The most famous judicial decision in Scripture was both a matter of judgment and of detective work. You’ll remember the two women who came before King Solomon, each claiming to be the mother of a little baby. The true mother claimed that the other woman had had a child who died when she smothered it by accident at night, and before daybreak this careless woman had gone and had stolen hers away while she and the baby were asleep, placing the dead child at her bosom instead. The false mother merely denied it. So back and forth they argued, and Solomon had to decide the case: and decide is our Word of the Week.
The king did it in a way that is in accord with the inner meaning of our word. He asked for a sword, and then he made as if he were going to cut the baby in half, giving one half to each woman. At this point the true mother, whose heart yearned within her, cried out, “O my Lord, give her the living child!” But the liar was content to see the second child slain: so powerful an evil is envy. Solomon, of course, was putting the women to the test, and told his servants to give the child to the true mother, because he saw her truth and her love in action. He judged right: the verb in Hebrew is shaphat, and it is often used with the preposition meaning between. That is, you make a decision between two claimants, one on one side, one on the other. It is as if you were to take a sword and cut through all noise, falsehood, and pretense, or as if you were to divide a field by cleaving it with a boundary line, or, if you are Abraham and you are trying to soothe the animosity between your men and those of your nephew Lot, you tell him to choose to go either to the left or to the right, and you will take your flocks to the other side. You cut the matter in a fair division. You decide.
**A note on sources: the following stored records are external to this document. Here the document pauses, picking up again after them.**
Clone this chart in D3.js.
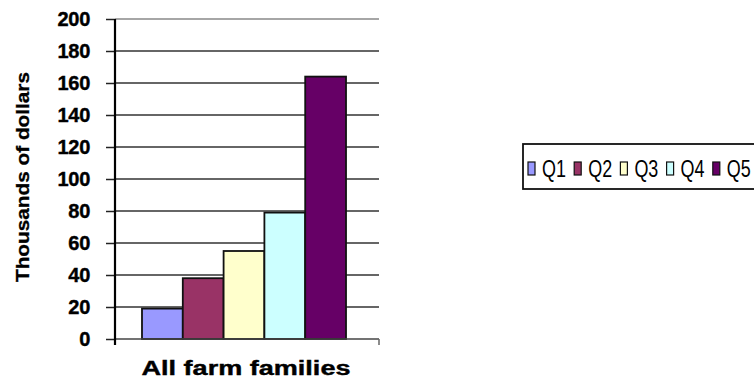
<!DOCTYPE html>
<html>
<head>
<meta charset="utf-8">
<script src="https://cdn.jsdelivr.net/npm/d3@7"></script>
<style>
  body { margin: 0; background: #fff; }
  svg { display: block; }
</style>
</head>
<body>
<svg id="chart" width="754" height="379"></svg>
<script>
const categories = ["All farm families"];
const seriesNames = ["Q1", "Q2", "Q3", "Q4", "Q5"];
const seriesValues = [19, 38, 55, 79, 164];
const seriesColors = ["#9999FF", "#993366", "#FFFFCC", "#CCFFFF", "#660066"];
const yTicks = [0, 20, 40, 60, 80, 100, 120, 140, 160, 180, 200];

const svg = d3.select("#chart");
const pL = 115, pR = 379, pT = 19, pB = 339;

const y = d3.scaleLinear().domain([0, 200]).range([pB, pT]);
const x0 = d3.scaleBand().domain(categories).range([pL, pR]).paddingInner(0).paddingOuter(0.147).align(0.45);
const x1 = d3.scaleBand().domain(seriesNames).range([0, x0.bandwidth()]).padding(0);

// gridlines
svg.append("g").selectAll("line").data(yTicks.filter(d => d > 0)).join("line")
  .attr("x1", pL).attr("x2", pR)
  .attr("y1", d => y(d)).attr("y2", d => y(d))
  .attr("stroke", (d) => d === 200 ? "#888" : "#333").attr("stroke-width", 1.5);

// y axis
const yAxis = svg.append("g").attr("transform", `translate(${pL},0)`)
  .call(d3.axisLeft(y).tickValues(yTicks).tickSize(9).tickPadding(16));
yAxis.select(".domain").remove();
yAxis.selectAll(".tick line").attr("stroke", "#222").attr("stroke-width", 1.5);
yAxis.selectAll(".tick text")
  .attr("font-family", "Liberation Sans, Arial, sans-serif")
  .attr("font-weight", "bold").attr("font-size", 20).attr("fill", "#000")
  .attr("stroke", "#000").attr("stroke-width", 0.4)
  .attr("letter-spacing", "-0.3");

// bars
const data = seriesNames.map((s, i) => ({ cat: categories[0], name: s, value: seriesValues[i], color: seriesColors[i] }));
svg.append("g").selectAll("rect").data(data).join("rect")
  .attr("x", d => x0(d.cat) + x1(d.name))
  .attr("y", d => y(d.value))
  .attr("width", x1.bandwidth())
  .attr("height", d => y(0) - y(d.value))
  .attr("fill", d => d.color)
  .attr("stroke", "#111").attr("stroke-width", 1.8);

// x axis
svg.append("line").attr("x1", pL).attr("x2", pR).attr("y1", pB).attr("y2", pB)
  .attr("stroke", "#444").attr("stroke-width", 1.5);
svg.append("line").attr("x1", pR).attr("x2", pR).attr("y1", pB).attr("y2", pB + 6)
  .attr("stroke", "#666").attr("stroke-width", 1.5);
// y axis line
svg.append("line").attr("x1", pL).attr("x2", pL).attr("y1", pT).attr("y2", pB + 6)
  .attr("stroke", "#000").attr("stroke-width", 2.2);

// x category label
svg.append("text")
  .attr("x", x0(categories[0]) + x0.bandwidth() / 2 + 2).attr("y", 375)
  .attr("text-anchor", "middle")
  .attr("font-family", "Liberation Sans, Arial, sans-serif")
  .attr("font-weight", "bold").attr("font-size", 20).attr("fill", "#000")
  .attr("stroke", "#000").attr("stroke-width", 0.4)
  .attr("textLength", 209).attr("lengthAdjust", "spacingAndGlyphs")
  .text(categories[0]);

// y title
svg.append("text")
  .attr("transform", "translate(29,177) rotate(-90)")
  .attr("text-anchor", "middle")
  .attr("font-family", "Liberation Sans, Arial, sans-serif")
  .attr("font-weight", "bold").attr("font-size", 19).attr("fill", "#000")
  .attr("stroke", "#000").attr("stroke-width", 0.3)
  .attr("textLength", 210).attr("lengthAdjust", "spacingAndGlyphs")
  .text("Thousands of dollars");

// legend
const lg = svg.append("g");
lg.append("rect").attr("x", 523).attr("y", 144).attr("width", 240).attr("height", 45)
  .attr("fill", "#fff").attr("stroke", "#111").attr("stroke-width", 1.8);
const items = lg.selectAll("g.item").data(data).join("g")
  .attr("transform", (d, i) => `translate(${528 + i * 46.2},0)`);
items.append("rect").attr("x", 0).attr("y", 162).attr("width", 7).attr("height", 13)
  .attr("fill", d => d.color).attr("stroke", "#111").attr("stroke-width", 1.2);
items.append("text")
  .attr("transform", "translate(14,177) scale(0.78,1)")
  .attr("font-family", "Liberation Sans, Arial, sans-serif")
  .attr("font-size", 23).attr("fill", "#000")
  .text(d => d.name);
</script>
</body>
</html>
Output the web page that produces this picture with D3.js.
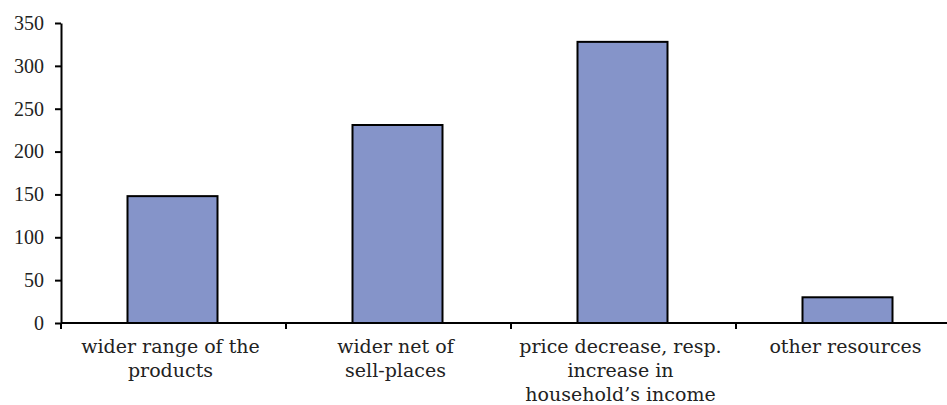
<!DOCTYPE html>
<html>
<head>
<meta charset="utf-8">
<script src="https://cdn.jsdelivr.net/npm/d3@7"></script>
<style>
  html, body { margin: 0; padding: 0; background: #fff; }
  svg { display: block; }
</style>
</head>
<body>
<svg id="chart" width="947" height="405"></svg>
<script>
// Reasons and the number of responses for each
const categories = [
  ["wider range of the", "products"],
  ["wider net of", "sell-places"],
  ["price decrease, resp.", "increase in", "household\u2019s income"],
  ["other resources"]
];
const values = [148, 231, 328, 30];
const yTicks = [0, 50, 100, 150, 200, 250, 300, 350];

const svg = d3.select("#chart");
const plot = { left: 61, top: 23, bottom: 323, right: 961 };

const x = d3.scaleBand()
  .domain(d3.range(categories.length))
  .range([plot.left, plot.right])
  .padding(0);

const y = d3.scaleLinear().domain([0, 350]).range([plot.bottom, plot.top]);

const barW = x.bandwidth() * 0.4;

// Bars
svg.append("g")
  .selectAll("rect")
  .data(values)
  .join("rect")
  .attr("x", (d, i) => x(i) + x.bandwidth() / 2 - barW / 2 - 1)
  .attr("y", d => y(d))
  .attr("width", barW)
  .attr("height", d => y(0) - y(d))
  .attr("fill", "#8594C9")
  .attr("stroke", "#000")
  .attr("stroke-width", 2);

// Y axis
const yAxis = svg.append("g")
  .attr("transform", `translate(${plot.left},0)`)
  .call(d3.axisLeft(y).tickValues(yTicks).tickSize(6).tickSizeOuter(0).tickPadding(11));
yAxis.select(".domain").attr("stroke", "#000").attr("stroke-width", 2);
yAxis.selectAll(".tick line").attr("stroke", "#000").attr("stroke-width", 2);
yAxis.selectAll(".tick text")
  .attr("font-family", "'Liberation Serif', serif")
  .attr("font-size", 20)
  .attr("fill", "#222");

// X axis: ticks at band boundaries
const xAxisG = svg.append("g");
xAxisG.append("line")
  .attr("x1", plot.left).attr("x2", plot.right)
  .attr("y1", plot.bottom).attr("y2", plot.bottom)
  .attr("stroke", "#000").attr("stroke-width", 2);
xAxisG.selectAll("line.tick")
  .data(d3.range(categories.length + 1))
  .join("line")
  .attr("class", "tick")
  .attr("x1", i => i < categories.length ? x(i) : plot.right)
  .attr("x2", i => i < categories.length ? x(i) : plot.right)
  .attr("y1", plot.bottom).attr("y2", plot.bottom + 6)
  .attr("stroke", "#000").attr("stroke-width", 2);

// Category labels
const labels = xAxisG.selectAll("text.cat")
  .data(categories)
  .join("text")
  .attr("class", "cat")
  .attr("text-anchor", "middle")
  .attr("font-family", "'DejaVu Serif', serif")
  .attr("font-size", 19)
  .attr("fill", "#222")
  .attr("transform", (d, i) => `translate(${x(i) + x.bandwidth() / 2 - 3},${plot.bottom + 30})`);
labels.selectAll("tspan")
  .data(d => d)
  .join("tspan")
  .attr("x", 0)
  .attr("dy", (d, j) => j === 0 ? 0 : 24)
  .text(d => d);
</script>
</body>
</html>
Of course, once you decide, if it is a real decision and not just shilly-shallying, there’s no going back. The cut is made. Thus we often use the word decide to denote something final. The winning pitcher in a baseball game, we say, gets the decision: the loser suffers the decision. If you are the starter and, let’s suppose, you leave the game with a lead, but the relievers give it all back, then you get no decision. In a war, we may call a battle decisive if it effectually hands the victory to one side, even if that victory is still in the offing. Hannibal hoped that the slaughter of Romans he made at Lake Trasimene and at Cannae would prove decisive, but the Romans were a notoriously patient and stubborn lot, and instead that second Punic War would be decided at Zama, in north Africa, within a short march from Carthage itself. Many a battle has decided the course of history: Marathon, Granicus River, Actium, Adrianople, Tours, Lechfeld, Hastings, Lepanto, Yorktown, Borodino, and so on. Nowadays we say that elections are decisive, but most aren’t; and the work of ordinary human life and of culture and the faith must go on, through many a defeat and many a victory.
To decide, literally, is to strike with a downward thrust, making a clean cut, a separation. It comes into English almost intact from Latin decidere, through the French decider. The second part of the word, Latin caedere, to strike, to cut, is present also in such English words as incisive, to denote a judgment that cuts deep into the heart of a matter, and concise, as of something whose extraneous parts have been cut away, and excise, to cut off. The same Indo-European root — this is disputed — may give us Old English hittan, to strike, which becomes English hit. So imagine that you’re Bill Mazeroski and it’s the last of the ninth inning of the decisive Game Seven of the World Series, in 1960. The score is 9-9. You take the first pitch for a ball. And the next one, a high fastball, you deposit over the fence more than 400 feet away, winning the game and the series — now there’s a hit, and there’s a decision!